The Great Gatsby (1925) by F. Scott Fitzgerald is a short novel which takes place on Long Island during the Jazz Age and is commonly cited as one of the greatest novels of the 20th century.

  • "...paid a high price for living too long with a single dream."
  • "No amount of fire or freshness can challenge what a man will store up in his ghostly heart."
  • "All right... I'm glad it's a girl. And I hope she'll be a fool - that's the best thing a girl can be in this world, a beautiful little fool."
    • Daisy (on her newborn girl)
  • "Everyone suspects himself of at least one of the cardinal virtues, and this is mine: I am one of the few honest people that I have ever known."
    • Nick (on himself)
  • "Gatsby believed in the green light, the orgastic future that year by year recedes before us.

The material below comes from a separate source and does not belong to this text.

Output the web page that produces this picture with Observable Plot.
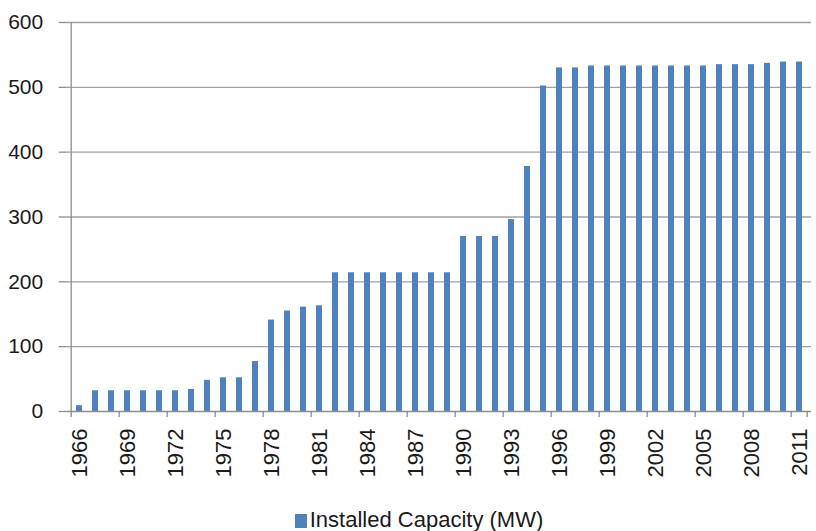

It eluded us then, but that’s no matter — tomorrow we will run faster, stretch out our arms farther... And one fine morning ——
    So we beat on, boats against the current, borne back ceaselessly into the past."
    • Nick (on resilience)
  • "Gatsby turned out all right at the end; it is what preyed on Gatsby, what foul dust floated in the wake of his dreams that temporarily closed out my interest in the abortive sorrows and short-winded elations of men."
    • Nick (on Gatsby)
  • "He had one of those rare smiles with a quality of eternal reassurance in it, that you may come across four or five times in life. It faced, or seemed to face, the whole external world for an instant and then concentrated on you with an irresistible prejudice in your favor. It understood you just as far as you wanted to be understood, believed in you as you would like to believe in yourself."
    • Nick (on Gatsby)
  • "In my younger and more vulnerable years my father gave me some advice that I've been turning over in my mind ever since. 'Whenever you feel like criticizing anyone,' he told me, 'just remember that all the people in this world haven't had the advantages that you've had.'"
    • Nick
  • "There is no confusion like the confusion of a simple mind..."
    • Nick (on Tom Buchanan)
  • "The truth was that Jay Gatsby, of West Egg, Long Island, sprang from his Platonic conception of himself. He was a son of God—a phrase which, if it means anything, means just that—and he must be about His Father’s business, the service of a vast, vulgar, and meretricious beauty. So he invented just the sort of Jay Gatsby that a seventeen year old boy would be likely to invent, and to this conception he was faithful to the end."
    • Nick (on Gatsby)
  • "'They are a rotten crowd,' I shouted across the lawn. 'You're worth the whole damn bunch put together.'"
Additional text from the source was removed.